Amen on the treated lumber sawdust , which also means places like cabinet shops are out as almost all are heavy users of composite or OSB board with its various glues and resins. OTOH I started out with a couple of raised beds from a farm equipment place, 8 feet long, 2 feet wide, about a foot deep (they start out with bottoms) and aside from slugs loving them they have produced some wonderful veggies for me and indeed even a very persistent rhubarb plant which appears to be determined to live no matter how completely it's ignored. The bottoms must be rotted out now as this spring a groundhog tunnelled up into one and ate all my peas, all that was left was the hole in the dirt in the corner of the box.
You can always use urine with sawdust, takes care of the need for extra nitrogen and at least you know it's not contaminated with anything. I've never noted any smell at all.Just like with biochar. OTOH I ran into a note the other day about using urine to chase away gophers so perhaps that's double the value.
Trying to figure out how to access spent coffee grounds without having to drive into town every day, which would be highly counterproductive. It's hard to figure out a way to make it worthwhile for the coffee shop and still have the grounds in containers that are moveable, the grounds are soaked with water and so are HEAVY. The industrial garbage haulers are designed to lift such stuff.. a dolly and ramp are not the equivilent, and I'm not sure I'm strong enough anymore to wheel a 55 gall drum full of wet coffee grounds up into the truck. Once THERE, I can always take them out by the bucketful but getting them there would be a struggle.
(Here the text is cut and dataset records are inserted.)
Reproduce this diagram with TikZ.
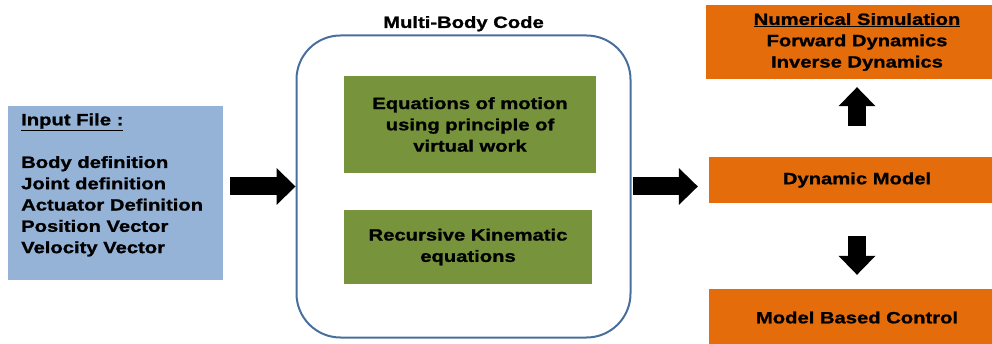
\documentclass[tikz,border=0pt]{standalone}
\usepackage{fontspec}
\setmainfont{Liberation Sans}[FakeStretch=1.24,BoldFeatures={FakeBold=1.2}]
\usetikzlibrary{arrows.meta}
\definecolor{inputblue}{HTML}{95B3D7}
\definecolor{eqgreen}{HTML}{77933C}
\definecolor{simorange}{HTML}{E46C0A}
\definecolor{codeframe}{HTML}{4A6E9C}
\tikzset{
	% Box styles: input file, equation blocks and output blocks
	input box/.style={rectangle,fill=inputblue,minimum width=215pt,minimum height=174pt,inner sep=0pt},
	eq box/.style={rectangle,fill=eqgreen,align=center,inner sep=0pt},
	out box/.style={rectangle,fill=simorange,minimum width=296pt,align=center,inner sep=0pt},
	% Thick block arrows between the boxes
	block arrow/.style={line width=18pt,-{Triangle[length=19pt,width=37pt,line width=0pt]}}
}

\begin{document}
\begin{tikzpicture}[x=1pt,y=-1pt,font=\fontsize{16.3}{21.3}\selectfont\bfseries]
			\useasboundingbox (0,0) rectangle (992,344);
			
			% Input file on the left
			\node(input)[input box] at (115.5,193) {};
			\node(inputtext)[anchor=north west,align=left,inner sep=0pt] at (21,113.3)
				{\underline{Input File :}\\[21.3pt]Body definition\\Joint definition\\Actuator Definition\\Position Vector\\Velocity Vector};
			
			% Multi-body code with its two blocks
			\node(mbc)[draw=codeframe,line width=2pt,rounded corners=44pt,minimum width=334pt,minimum height=302pt,
				label={[inner sep=0pt,label distance=3pt]above:Multi-Body Code}] at (463.5,186.5) {};
			\node(eqmotion)[eq box,minimum width=252pt,minimum height=97pt] at (470,124.5)
				{Equations of motion\\using principle of\\virtual work};
			\node(kinematic)[eq box,minimum width=248pt,minimum height=74pt] at (468,247)
				{Recursive Kinematic\\equations};
			
			% Outputs on the right
			\node(numsim)[out box,minimum width=302pt,minimum height=74pt] at (857,42)
				{\underline{Numerical Simulation}\\Forward Dynamics\\Inverse Dynamics};
			\node(dynmodel)[out box,minimum height=46pt] at (857,180) {Dynamic Model};
			\node(control)[out box,minimum height=57pt] at (857,317.5) {Model Based Control};
			
			\draw[block arrow,shorten <=7pt] (input.east |- mbc.west) -- (mbc.west);
			\draw[block arrow,shorten <=1.5pt,shorten >=11pt] (mbc.east) -- (mbc.east -| dynmodel.west);
			\draw[block arrow,shorten <=31pt,shorten >=8pt] (dynmodel.north) -- (numsim.south);
			\draw[block arrow,shorten <=33pt,shorten >=14pt] (dynmodel.south) -- (control.north);
		\end{tikzpicture}
\end{document}
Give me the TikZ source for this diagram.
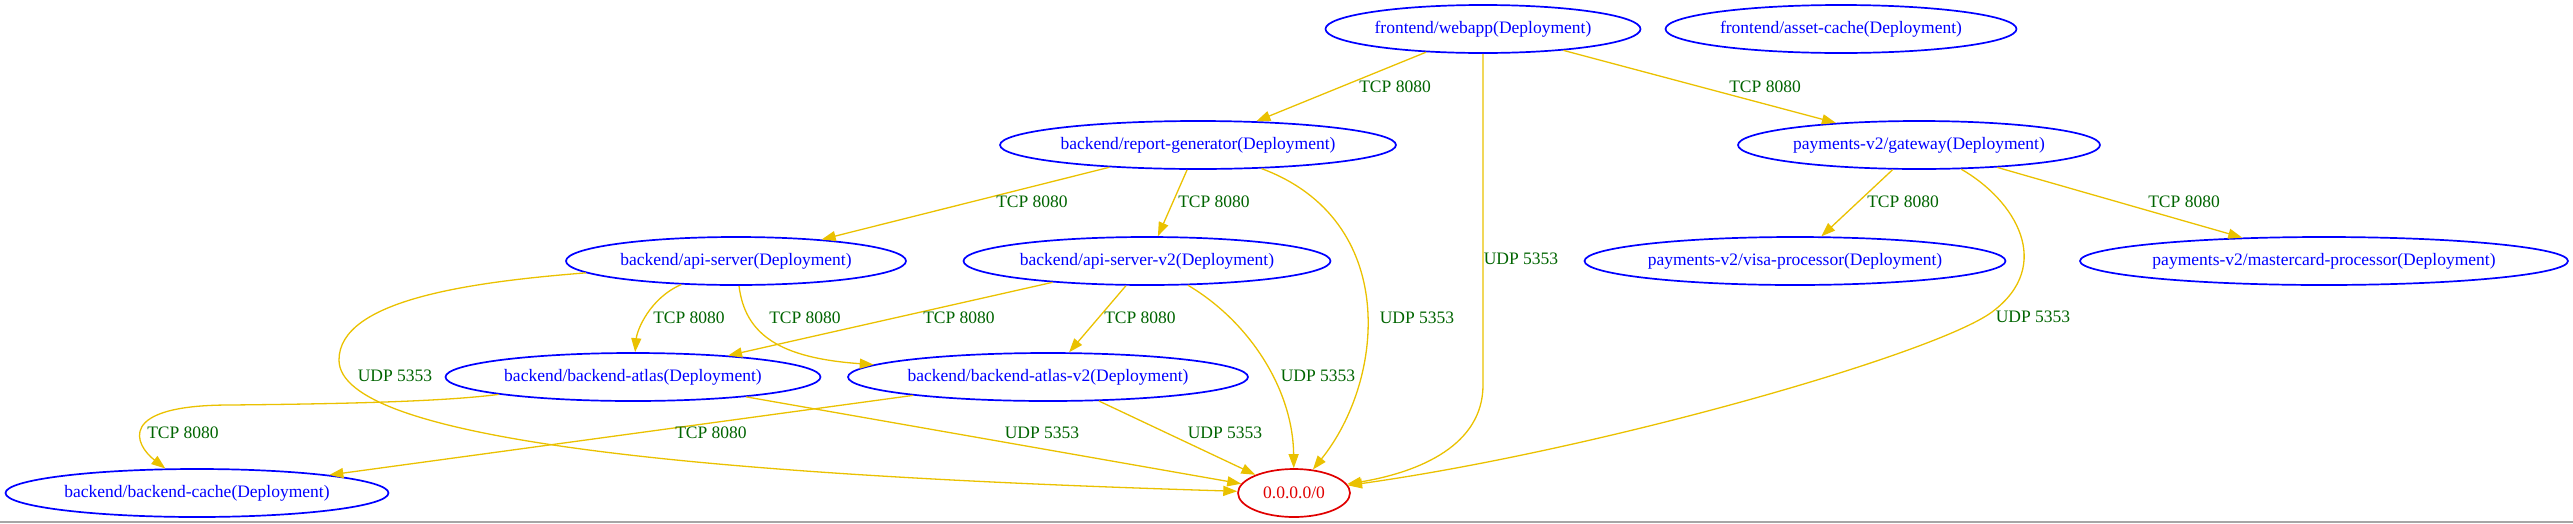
\documentclass[tikz,border=0pt]{standalone}
\usepackage{fontspec}
\setmainfont{Liberation Serif}
\usetikzlibrary{arrows.meta,shapes.geometric}
\definecolor{gblue}{HTML}{0000FF}
\definecolor{gred}{HTML}{E00000}
\definecolor{ggold}{HTML}{EAC100}
\definecolor{ggreen}{HTML}{006400}
\tikzset{
  dep/.style={ellipse,draw=gblue,text=gblue,line width=1.7pt,inner sep=0pt,minimum height=48pt,font=\fontsize{17.5}{20}\selectfont},
  ext/.style={dep,draw=gred,text=gred},
  flow/.style={-{Triangle[length=14pt,width=10pt]},line width=1.3pt,draw=ggold},
  lbl/.style={font=\fontsize{17.5}{20}\selectfont,text=ggreen,inner sep=0pt},
}
\begin{document}
\begin{tikzpicture}[x=1pt,y=-1pt]
  \useasboundingbox (0,0) rectangle (2573,523);
  % workloads
  \node[dep,minimum width=315pt] (webapp) at (1483,29) {frontend/webapp(Deployment)};
  \node[dep,minimum width=351pt] (assetcache) at (1841,29) {frontend/asset-cache(Deployment)};
  \node[dep,minimum width=396pt] (reportgen) at (1198,145) {backend/report-generator(Deployment)};
  \node[dep,minimum width=362pt] (gateway) at (1919,145) {payments-v2/gateway(Deployment)};
  \node[dep,minimum width=340pt] (apisrv) at (736,261) {backend/api-server(Deployment)};
  \node[dep,minimum width=367pt] (apisrv2) at (1147,261) {backend/api-server-v2(Deployment)};
  \node[dep,minimum width=421pt] (visa) at (1795,261) {payments-v2/visa-processor(Deployment)};
  \node[dep,minimum width=488pt] (mastercard) at (2324,261) {payments-v2/mastercard-processor(Deployment)};
  \node[dep,minimum width=375pt] (atlas) at (633,377) {backend/backend-atlas(Deployment)};
  \node[dep,minimum width=400pt] (atlas2) at (1048,377) {backend/backend-atlas-v2(Deployment)};
  \node[dep,minimum width=383pt] (cache) at (197,493) {backend/backend-cache(Deployment)};
  \node[ext,minimum width=112pt] (world) at (1294,493) {0.0.0.0/0};
  % flows
  \draw[flow] (webapp) -- (reportgen);
  \draw[flow] (webapp) -- (gateway);
  \draw[flow] (webapp) -- (1483,385) .. controls (1483,445) and (1420,472) .. (world);
  \draw[flow] (reportgen) -- (apisrv);
  \draw[flow] (reportgen) -- (apisrv2);
  \draw[flow] (reportgen) .. controls (1400,220) and (1385,380) .. (world);
  \draw[flow] (gateway) -- (visa);
  \draw[flow] (gateway) -- (mastercard);
  \draw[flow] (gateway) .. controls (2015,200) and (2055,265) .. (1992,312) .. controls (1935,354) and (1600,450) .. (world);
  \draw[flow] (apisrv) .. controls (650,298) and (637,330) .. (atlas);
  \draw[flow] (apisrv) .. controls (745,335) and (780,358) .. (atlas2);
  \draw[flow] (apisrv) .. controls (470,282) and (339,300) .. (339,360) .. controls (339,440) and (700,475) .. (world);
  \draw[flow] (apisrv2) -- (atlas);
  \draw[flow] (apisrv2) -- (atlas2);
  \draw[flow] (apisrv2) .. controls (1250,322) and (1293,390) .. (world);
  \draw[flow] (atlas) .. controls (440,402) and (330,404) .. (230,405) .. controls (115,405) and (135,445) .. (cache);
  \draw[flow] (atlas) -- (world);
  \draw[flow] (atlas2) -- (cache);
  \draw[flow] (atlas2) -- (world);
  % port labels
  \foreach \n/\x/\y in {tcpA/1395/87, tcpB/1765/87, tcpC/1032/202, tcpD/1214/202, tcpE/1903/202, tcpF/2184/202,
                        tcpG/689/318, tcpH/805/318, tcpI/959/318, tcpJ/1140/318, tcpK/183/433, tcpL/711/433}
    \node[lbl] (\n) at (\x,\y) {TCP 8080};
  \foreach \n/\x/\y in {udpA/1521/259, udpB/1417/318, udpC/2033/317, udpD/395/376, udpE/1318/376, udpF/1042/433, udpG/1225/433}
    \node[lbl] (\n) at (\x,\y) {UDP 5353};
  \draw[draw=black!35,line width=1.5pt] (0,522) -- (2573,522);
\end{tikzpicture}
\end{document}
Post by prairiegarden on Jun 4, 2015 11:09:59 GMT -5
They seem to just dump them into an industrial dumpster. I don't THINK there's any way to access them will have to check again or maybe try to talk to the owner and see if he has any ideas.. the problem there is trying to track him down, he seems seldom to be in town.
Don't do that. Then I got to thinking that since it basically breaks down to slimy clay pretty quick
I've used some brands of kitty litter as substrate in fish aquariums. It is common for those with home aquariums who want to grow real plants without spending a lot of money on the substrate. It is great for growing plants, given the high cation exchange capacity. It holds nutrients really well and does not allow them to leach out. You just have to find brands that do not turn to slime. Some are worse than worthless and a complete mess.
Hartz pH5 was one that works fine. One product that is even better, is Oil-Dri. That is is a clay used for cleaning up oil spills. I believe it is baked, so it does not turn to mush. You can buy it commonly in automotive centers of stores like Walmart. It works great, since it stays solid. When I took down a few fish tanks last spring, I dumped it into my potting soil and used it in my potato bins to hill with.